I understand the legacy here, and that using en-dash or em-dash in the bookmarks matching -- and ---, and the fact that hyperref automatically removes the {} when encountering -{}- keepingin this process memory to not to output an en dash in the bookmarks (be it in pdfencoding or UTF-16BE iirc), was pretty cool with pdflatex.
But it was at odds with absence of handling of the << and >> ligatures, and absence of transformation of straight quotes ` and ' into curly ones, same for the iterated ones. I have not checked whether or not PDFDocEncoding actually supports the target glyphs, but definitely UTF-16BE does. Thus, there is here to my mind a long-standing hyperref issue.
This being all said, there is an issue here, especially with xelatex user not wanting transforms applied, anywhere, to -- or --- input.

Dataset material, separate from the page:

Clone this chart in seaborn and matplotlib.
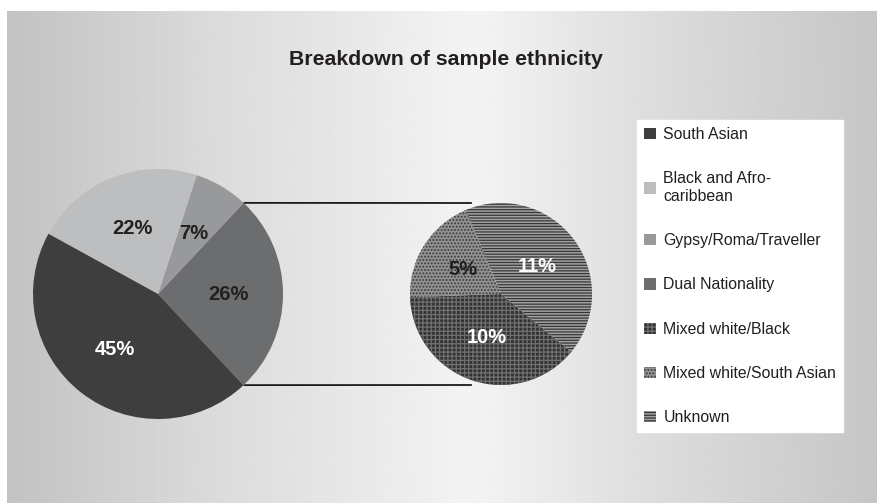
import numpy as np
import matplotlib
matplotlib.use("Agg")
import matplotlib.pyplot as plt
from matplotlib.patches import Patch
import seaborn as sns

# ---- data -------------------------------------------------------------
main_labels = ["South Asian", "Black and Afro-\ncaribbean", "Gypsy/Roma/Traveller"]
main_values = [45, 22, 7]
other_label = "Dual Nationality"

detail_labels = ["Mixed white/Black", "Unknown", "Mixed white/South Asian"]
detail_values = [10, 11, 5]

legend_labels = ["South Asian", "Black and Afro-\ncaribbean", "Gypsy/Roma/Traveller",
                 "Dual Nationality", "Mixed white/Black", "Mixed white/South Asian",
                 "Unknown"]

title = "Breakdown of sample ethnicity"

# ---- styles -------------------------------------------------------------
main_colors = {"South Asian": "#3e3e3f", "Black and Afro-\ncaribbean": "#bdbec0",
               "Gypsy/Roma/Traveller": "#98999b", "Dual Nationality": "#6c6d6f"}
detail_styles = {
    "Mixed white/Black": dict(face="#333333", hatchcolor="#707070", hatch="++++"),
    "Unknown": dict(face="#a2a2a2", hatchcolor="#363636", hatch="------"),
    "Mixed white/South Asian": dict(face="#929292", hatchcolor="#3a3a3a", hatch="....."),
}
text_dark = "#231f20"

sns.set_theme(style="white")
plt.rcParams["font.family"] = ["Liberation Sans", "DejaVu Sans"]
plt.rcParams["hatch.linewidth"] = 0.9

W, H = 878, 503
fig = plt.figure(figsize=(W / 100, H / 100), dpi=100, facecolor="white")
ax = fig.add_axes([0, 0, 1, 1])

# grey panel with a soft horizontal gradient, lightest near the middle
xs = np.arange(W)
shade = np.interp(xs, [7, 200, 470, 640, 878], [0.765, 0.855, 0.955, 0.87, 0.775])
ax.imshow(np.tile(shade, (2, 1)), cmap="gray", vmin=0, vmax=1,
          extent=[7, W, 0, H - 11], aspect="auto", zorder=0,
          interpolation="bilinear")

# ---- main pie: the detail group forms one slice centred on the right ------
other_value = sum(detail_values)
main_draw_vals = [other_value] + main_values[::-1]
main_draw_keys = [other_label] + main_labels[::-1]
c1, r1 = (158, 209), 125
start1 = -other_value / 100 * 180
wedges1, texts1, auto1 = ax.pie(
    main_draw_vals, colors=[main_colors[k] for k in main_draw_keys],
    startangle=start1, counterclock=True, center=c1, radius=r1,
    autopct="%.0f%%", pctdistance=0.56, frame=True,
    wedgeprops=dict(linewidth=0),
    textprops=dict(fontsize=14.5, fontweight="bold", color=text_dark))
for key, t in zip(main_draw_keys, auto1):
    t.set_color("white" if key == "South Asian" else text_dark)

# ---- secondary pie with the breakdown of the grouped slice ---------------
c2, r2 = (501, 209), 91
wedges2, texts2, auto2 = ax.pie(
    detail_values, colors=[detail_styles[k]["face"] for k in detail_labels],
    hatch=[detail_styles[k]["hatch"] for k in detail_labels],
    startangle=182, counterclock=True, center=c2, radius=r2,
    autopct=lambda p: f"{p * other_value / 100:.0f}%", pctdistance=0.5,
    frame=True, wedgeprops=dict(linewidth=0),
    textprops=dict(fontsize=14.5, fontweight="bold", color="white"))
for key, w, t in zip(detail_labels, wedges2, auto2):
    w.set_edgecolor(detail_styles[key]["hatchcolor"])
    w.set_linewidth(0)
    if key == "Mixed white/South Asian":
        t.set_color(text_dark)

# connector lines from the grouped slice towards the second pie
theta = np.deg2rad(other_value / 100 * 180)
x_end = c2[0] - 0.32 * r2
for sgn in (1, -1):
    x0 = c1[0] + r1 * np.cos(theta)
    y0 = c1[1] + sgn * r1 * np.sin(theta)
    ax.plot([x0, x_end], [y0, c2[1] + sgn * r2], color="#1a1a1a", lw=1.3,
            zorder=0.5, solid_capstyle="butt")

ax.text(446, 444, title, ha="center", va="center", fontsize=15.3,
        fontweight="bold", color=text_dark)

ax.set_xlim(0, W)
ax.set_ylim(0, H)
ax.set_aspect("auto")
ax.axis("off")

# ---- legend -------------------------------------------------------------
handles = []
for lab in legend_labels:
    if lab in detail_styles:
        st = detail_styles[lab]
        handles.append(Patch(facecolor=st["face"], edgecolor=st["hatchcolor"],
                             hatch=st["hatch"], linewidth=0))
    else:
        handles.append(Patch(facecolor=main_colors[lab], linewidth=0))
leg = fig.legend(handles, legend_labels, loc="upper left",
                 bbox_to_anchor=(637 / W, 1 - 120 / H), frameon=True,
                 fancybox=False, facecolor="white", edgecolor="white",
                 framealpha=1, fontsize=11.4, handlelength=0.72,
                 handleheight=0.72, handletextpad=0.5, labelspacing=1.85,
                 borderpad=0.45, borderaxespad=0)
for t in leg.get_texts():
    t.set_color(text_dark)

fig.savefig("out.png", dpi=100, facecolor="white")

But it was at odds with absence of handling of the << and >> ligatures,
well as I said: ligatures and so also any settings trying to influence ligatures are not relevant here. hyperref has a rather fixed and hard coded set of replacements/definitions it uses on the input to get something sensible in the outlines. One could discuss if converting-- into an en-dash is sensible, and if it would make sense to convert << into something else but that both are ligatures for some fonts should not matter. bookmarks/outlines have quite different requirements than typesetting text.
bookmarks/outlines have quite different requirements than typesetting text.
I don't think bookmarks/outlines have a will and soul of their own. In the end it is the user whose taste matters. As a user I see the screenshots as in my OP and I consider something is wrong.
bookmarks/outlines have quite different requirements than typesetting text.
I don't think bookmarks/outlines have a will and soul of their own. In the end it is the user whose taste matters. As a user I see the screenshots as in my OP and I consider something is wrong.
This doesn't change the fact that typesetted text uses fonts while bookmarks are pdf strings. Not everything that works with fonts works also in such strings. This means that you need to use different tools to fine tune them. hyperref provides \texorpdfstring exactly for this reason.